Comparison of \(\omega J(\omega )\) calculated based on the models with HI (this work, Fig. 4, \(G=5\)) and without HI (Ref. [13]) for segments of semiflexible (top) and flexible (bottom) dendrimers

For a more detailed investigation of the influence of HI on the spectral density, we compare it with that coming from the model without hydrodynamics [13], see Fig. 5. For semiflexible dendrimers, inclusion of HI leads to a shift of the maxima toward higher frequencies in comparison with the corresponding functions obtained in the model [13] that does not include HI. The reason for this tendency corresponds to decrease of \(\tau _m^{\mathrm {br}}\) for the system with HI especially for higher m (vide supra). Interestingly, for \(m=0\) there is a weak deviation from the general trend of \(\omega J(\omega ).\) Inclusion of HI leads to a slight increase of \(\tau _0^{\mathrm {br}},\) therefore the corresponding function \(\omega J(\omega )\) shifts toward lower frequencies. For flexible dendrimers, this effect is even more pronounced, see Fig. 5b. For this type of dendrimers, one can observe this effect for all m, given that inclusion of HI leads to a slight growth of times of the inner spectrum (i.e., of \(\tau ^{\mathrm {in}}\)) as well as of \(\tau _0^{\mathrm {br}}.\) Taking into account the results for the autocorrelation functions obtained in simulations [56,57,58], we can conclude that this effect is not an artifact of the viscoelastic model, but rather a feature of the dendritic structure that shows itself in its eigenmodes. We believe that further experimental and simulation studies can shed light on this specific feature of dendrimers.

4 Conclusions

In this work, we have studied the influence of hydrodynamic interactions on the reorientational properties of segments in dendrimers. The hydrodynamic interactions have been modeled through the Ossen tensor, the dynamics of macromolecules has been considered in the Zimm picture. Two different viscoelastic models of dendrimers (flexible and semiflexible) have been examined. The results have been compared with those coming from the framework that does not include hydrodynamic interactions. The local relaxation of segments has been studied based on the temporal autocorrelation functions \(M_1(t)\) and on the spectral density \(J(\omega )\) that manifests the NMR relaxation experiments.

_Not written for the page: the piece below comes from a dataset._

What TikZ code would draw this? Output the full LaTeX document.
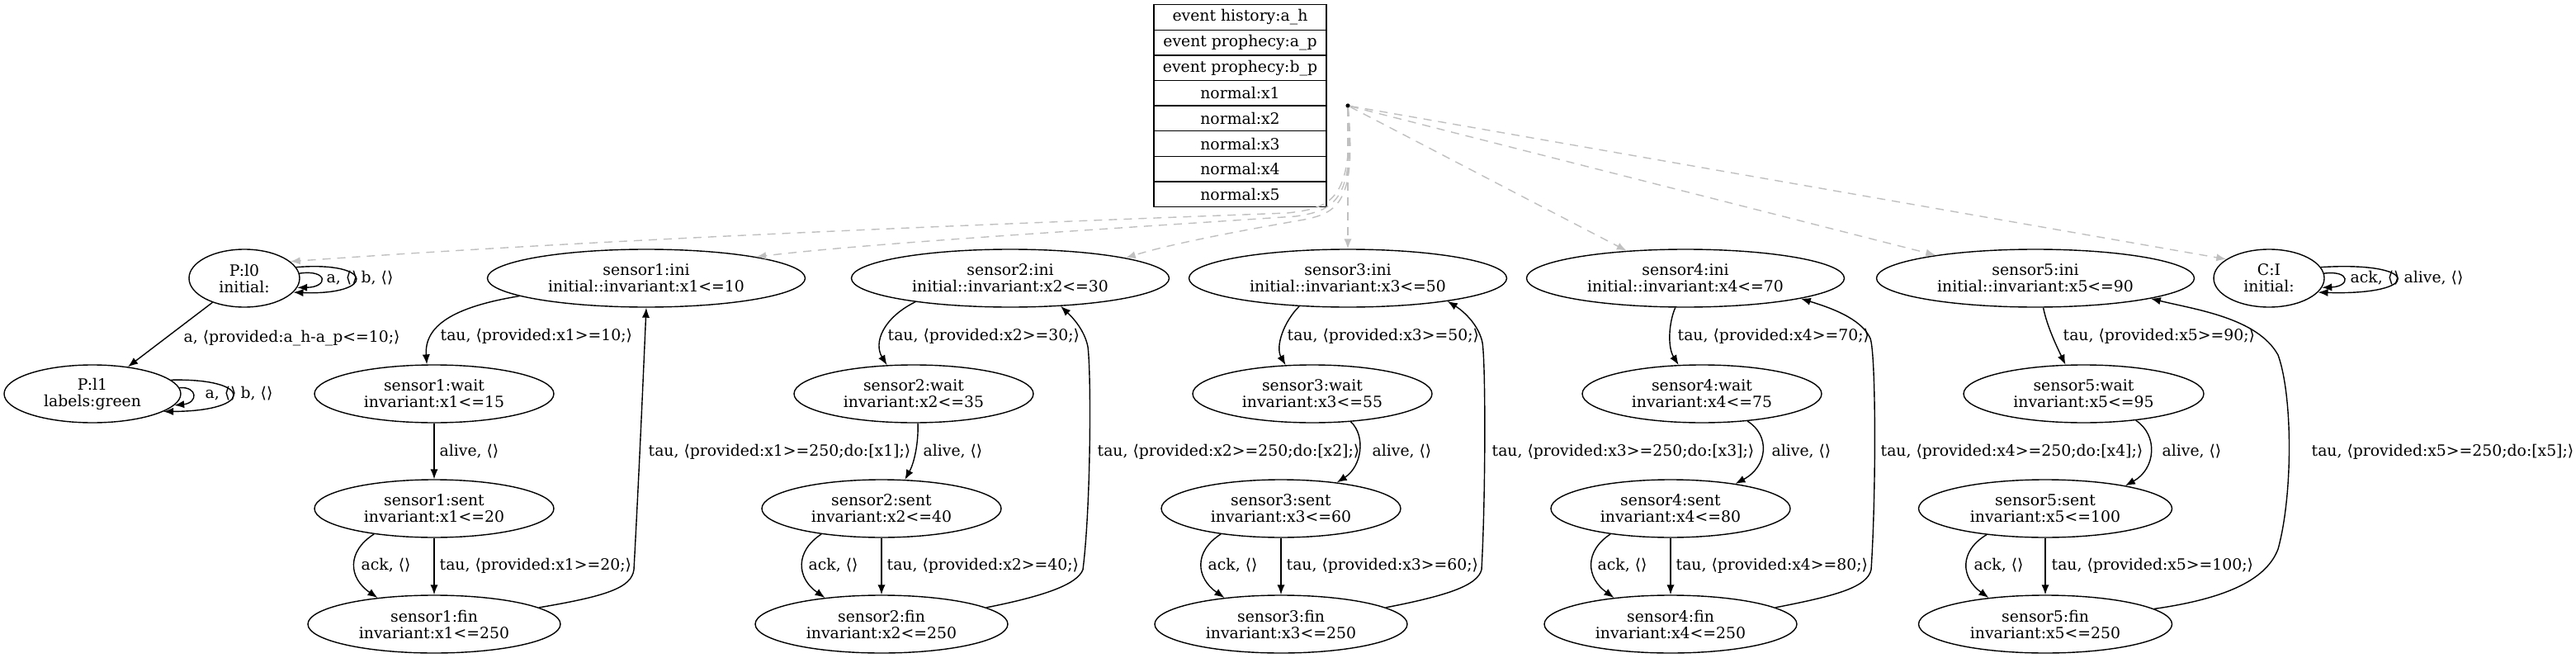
\documentclass[tikz,border=0pt]{standalone}
\usepackage{fontspec}
\setmainfont{DejaVu Serif}
\newfontfamily\brkfont{DejaVu Sans}
\usetikzlibrary{arrows.meta,shapes.geometric,positioning}
\definecolor{hubgray}{RGB}{192,192,192}
\newcommand{\opang}{{\brkfont ⟨}}
\newcommand{\clang}{{\brkfont ⟩}}

\begin{document}
\begin{tikzpicture}[x=0.5pt,y=0.5pt,
   font=\fontsize{9.4pt}{10pt}\selectfont,
   loc/.style={draw,ellipse,line width=0.7pt,inner sep=0pt,minimum height=35pt,align=center},
   cell/.style={draw,line width=0.7pt,minimum width=104.5pt,minimum height=15.3pt,inner sep=0pt,outer sep=0pt},
   trans/.style={black,-{Latex[length=6pt,width=4.6pt]},line width=0.7pt},
   initarr/.style={hubgray,dash pattern=on 5pt off 4pt,-{Latex[length=6pt,width=4.6pt]},line width=0.7pt},
   lbl/.style={anchor=west,inner sep=0pt}]
   \path[use as bounding box] (0,0) rectangle (3121,-797);

   \node[cell] (r1) at (1502.5,-21) {event history:a\_h};
   \node[cell,below=0pt of r1] (r2) {event prophecy:a\_p};
   \node[cell,below=0pt of r2] (r3) {event prophecy:b\_p};
   \node[cell,below=0pt of r3] (r4) {normal:x1};
   \node[cell,below=0pt of r4] (r5) {normal:x2};
   \node[cell,below=0pt of r5] (r6) {normal:x3};
   \node[cell,below=0pt of r6] (r7) {normal:x4};
   \node[cell,below=0pt of r7] (r8) {normal:x5};
   \node[circle,fill=black,inner sep=0pt,minimum size=2.6pt] (hub) at (1633,-128) {};

   \node[loc,minimum width=67pt] (p0) at (296,-337) {P:l0\\initial:};
   \node[loc,minimum width=107pt] (p1) at (112,-477) {P:l1\\labels:green};
   \node[loc,minimum width=67pt] (ci) at (2749,-337) {C:I\\initial:};

   \node[loc,minimum width=192.5pt] (s1ini) at (783,-337) {sensor1:ini\\initial::invariant:x1<=10};
   \node[loc,minimum width=145pt] (s1wait) at (526,-477) {sensor1:wait\\invariant:x1<=15};
   \node[loc,minimum width=145pt] (s1sent) at (526,-616) {sensor1:sent\\invariant:x1<=20};
   \node[loc,minimum width=153pt] (s1fin) at (526,-756) {sensor1:fin\\invariant:x1<=250};

   \node[loc,minimum width=192.5pt] (s2ini) at (1224,-337) {sensor2:ini\\initial::invariant:x2<=30};
   \node[loc,minimum width=145pt] (s2wait) at (1107,-477) {sensor2:wait\\invariant:x2<=35};
   \node[loc,minimum width=145pt] (s2sent) at (1068,-616) {sensor2:sent\\invariant:x2<=40};
   \node[loc,minimum width=153pt] (s2fin) at (1068,-756) {sensor2:fin\\invariant:x2<=250};

   \node[loc,minimum width=192.5pt] (s3ini) at (1633,-337) {sensor3:ini\\initial::invariant:x3<=50};
   \node[loc,minimum width=145pt] (s3wait) at (1590,-477) {sensor3:wait\\invariant:x3<=55};
   \node[loc,minimum width=145pt] (s3sent) at (1552,-616) {sensor3:sent\\invariant:x3<=60};
   \node[loc,minimum width=153pt] (s3fin) at (1552,-756) {sensor3:fin\\invariant:x3<=250};

   \node[loc,minimum width=192.5pt] (s4ini) at (2042,-337) {sensor4:ini\\initial::invariant:x4<=70};
   \node[loc,minimum width=145pt] (s4wait) at (2062,-477) {sensor4:wait\\invariant:x4<=75};
   \node[loc,minimum width=145pt] (s4sent) at (2024,-616) {sensor4:sent\\invariant:x4<=80};
   \node[loc,minimum width=153pt] (s4fin) at (2024,-756) {sensor4:fin\\invariant:x4<=250};

   \node[loc,minimum width=192.5pt] (s5ini) at (2466,-337) {sensor5:ini\\initial::invariant:x5<=90};
   \node[loc,minimum width=145.5pt] (s5wait) at (2524.5,-477) {sensor5:wait\\invariant:x5<=95};
   \node[loc,minimum width=153.5pt] (s5sent) at (2478,-616) {sensor5:sent\\invariant:x5<=100};
   \node[loc,minimum width=153.5pt] (s5fin) at (2478,-756) {sensor5:fin\\invariant:x5<=250};

   \draw[initarr] (hub)--(s3ini);
   \draw[initarr] (hub)--(s4ini.155);
   \draw[initarr] (hub)--(s5ini.167);
   \draw[initarr] (hub)--(ci.156);
   \draw[initarr] (hub) .. controls (1640,-245) and (1610,-252) .. (1560,-258) .. controls (1100,-275) and (700,-292) .. (p0.20);
   \draw[initarr] (hub) .. controls (1642,-245) and (1615,-255) .. (1570,-262) .. controls (1300,-280) and (1050,-295) .. (s1ini.11);
   \draw[initarr] (hub) .. controls (1644,-245) and (1620,-258) .. (1580,-266) .. controls (1500,-280) and (1420,-295) .. (s2ini.10);

   \draw[trans] (p0)--(p1) node[lbl] (lp01) at (222,-410) {a, \opang provided:a\_h-a\_p<=10;\clang};
   \draw[trans] (p0.5) .. controls (398,-326) and (398,-348) .. (p0.-10) node[lbl] (lp0a) at (395,-337) {a, \opang\clang};
   \draw[trans] (p0.12) .. controls (455,-316) and (455,-358) .. (p0.-16) node[lbl] (lp0b) at (437,-337) {b, \opang\clang};
   \draw[trans] (p1.4) .. controls (240,-468) and (240,-488) .. (p1.-8) node[lbl] (lp1a) at (248,-477) {a, \opang\clang};
   \draw[trans] (p1.10) .. controls (308,-458) and (308,-498) .. (p1.-14) node[lbl] (lp1b) at (291,-477) {b, \opang\clang};
   \draw[trans] (ci.5) .. controls (2848,-327) and (2848,-347) .. (ci.-10) node[lbl] (lcia) at (2847,-337) {ack, \opang\clang};
   \draw[trans] (ci.12) .. controls (2935,-316) and (2935,-358) .. (ci.-16) node[lbl] (lcib) at (2912,-337) {alive, \opang\clang};

   \draw[trans] (s1ini.188) .. controls (548,-372) and (514,-395) .. (s1wait.104) node[lbl] (l1a) at (533,-407) {tau, \opang provided:x1>=10;\clang};
   \draw[trans] (s1wait)--(s1sent) node[lbl] (l1b) at (532,-547) {alive, \opang\clang};
   \draw[trans] (s1sent.203) .. controls (420,-668) and (422,-700) .. (s1fin.155) node[lbl] (l1c) at (437,-685) {ack, \opang\clang};
   \draw[trans] (s1sent)--(s1fin) node[lbl] (l1d) at (532,-685) {tau, \opang provided:x1>=20;\clang};
   \draw[trans] (s1fin.9) .. controls (735,-722) and (765,-712) .. (768,-690) .. controls (775,-560) and (780,-440) .. (s1ini.south) node[lbl] (l1e) at (785,-547) {tau, \opang provided:x1>=250;do:[x1];\clang};

   \draw[trans] (s2ini.194) .. controls (1070,-385) and (1058,-415) .. (s2wait.133) node[lbl] (l2a) at (1075,-407) {tau, \opang provided:x2>=30;\clang};
   \draw[trans] (s2wait.-82) .. controls (1113,-535) and (1108,-560) .. (s2sent.51) node[lbl] (l2b) at (1118,-547) {alive, \opang\clang};
   \draw[trans] (s2sent.203) .. controls (963,-668) and (965,-700) .. (s2fin.155) node[lbl] (l2c) at (979,-685) {ack, \opang\clang};
   \draw[trans] (s2sent)--(s2fin) node[lbl] (l2d) at (1074,-685) {tau, \opang provided:x2>=40;\clang};
   \draw[trans] (s2fin.9) .. controls (1265,-722) and (1305,-708) .. (1312,-690) .. controls (1322,-610) and (1322,-450) .. (1318,-420) .. controls (1314,-400) and (1300,-385) .. (s2ini.-29) node[lbl] (l2e) at (1329,-547) {tau, \opang provided:x2>=250;do:[x2];\clang};

   \draw[trans] (s3ini.210) .. controls (1555,-390) and (1545,-420) .. (s3wait.133) node[lbl] (l3a) at (1559,-407) {tau, \opang provided:x3>=50;\clang};
   \draw[trans] (s3wait.-36) .. controls (1655,-528) and (1650,-565) .. (s3sent.25) node[lbl] (l3b) at (1662,-547) {alive, \opang\clang};
   \draw[trans] (s3sent.203) .. controls (1446,-668) and (1449,-700) .. (s3fin.155) node[lbl] (l3c) at (1463,-685) {ack, \opang\clang};
   \draw[trans] (s3sent)--(s3fin) node[lbl] (l3d) at (1558,-685) {tau, \opang provided:x3>=60;\clang};
   \draw[trans] (s3fin.9) .. controls (1750,-722) and (1790,-710) .. (1795,-690) .. controls (1800,-600) and (1800,-440) .. (1796,-415) .. controls (1792,-395) and (1775,-378) .. (s3ini.-13) node[lbl] (l3e) at (1807,-547) {tau, \opang provided:x3>=250;do:[x3];\clang};

   \draw[trans] (s4ini.-109) .. controls (2022,-390) and (2020,-420) .. (s4wait.129) node[lbl] (l4a) at (2032,-407) {tau, \opang provided:x4>=70;\clang};
   \draw[trans] (s4wait.-31) .. controls (2145,-527) and (2142,-565) .. (s4sent.21) node[lbl] (l4b) at (2146,-547) {alive, \opang\clang};
   \draw[trans] (s4sent.203) .. controls (1919,-668) and (1922,-700) .. (s4fin.155) node[lbl] (l4c) at (1935,-685) {ack, \opang\clang};
   \draw[trans] (s4sent)--(s4fin) node[lbl] (l4d) at (2030,-685) {tau, \opang provided:x4>=80;\clang};
   \draw[trans] (s4fin.9) .. controls (2222,-722) and (2262,-712) .. (2267,-690) .. controls (2273,-600) and (2273,-430) .. (2266,-410) .. controls (2255,-385) and (2215,-372) .. (s4ini.-10) node[lbl] (l4e) at (2278,-547) {tau, \opang provided:x4>=250;do:[x4];\clang};

   \draw[trans] (s5ini.-75) .. controls (2480,-395) and (2492,-420) .. (s5wait.122) node[lbl] (l5a) at (2499,-407) {tau, \opang provided:x5>=90;\clang};
   \draw[trans] (s5wait.-27) .. controls (2615,-527) and (2612,-568) .. (s5sent.16) node[lbl] (l5b) at (2619,-547) {alive, \opang\clang};
   \draw[trans] (s5sent.204) .. controls (2373,-668) and (2376,-700) .. (s5fin.155) node[lbl] (l5c) at (2391,-685) {ack, \opang\clang};
   \draw[trans] (s5sent)--(s5fin) node[lbl] (l5d) at (2485,-685) {tau, \opang provided:x5>=100;\clang};
   \draw[trans] (s5fin.8) .. controls (2690,-726) and (2745,-705) .. (2760,-665) .. controls (2778,-600) and (2778,-480) .. (2760,-430) .. controls (2735,-385) and (2660,-375) .. (s5ini.-10) node[lbl] (l5e) at (2800,-547) {tau, \opang provided:x5>=250;do:[x5];\clang};
\end{tikzpicture}
\end{document}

It has been shown that the inclusion of hydrodynamic interactions qualitatively conserves reorientational properties of segments, in particular, that functions \(M_1(t)\) and \(J(\omega )\) are determined by the remoteness of segments from the periphery. The presence of hydrodynamics leads to an acceleration of the decay of \(M_1(t)\) and to a shift of the maximum of \(\omega J(\omega )\) toward higher frequencies. This effect strengthens for more inner segments. An interesting exception from this behavior is provided by the peripheral segments. The obtained results are qualitatively supported by the computer simulations.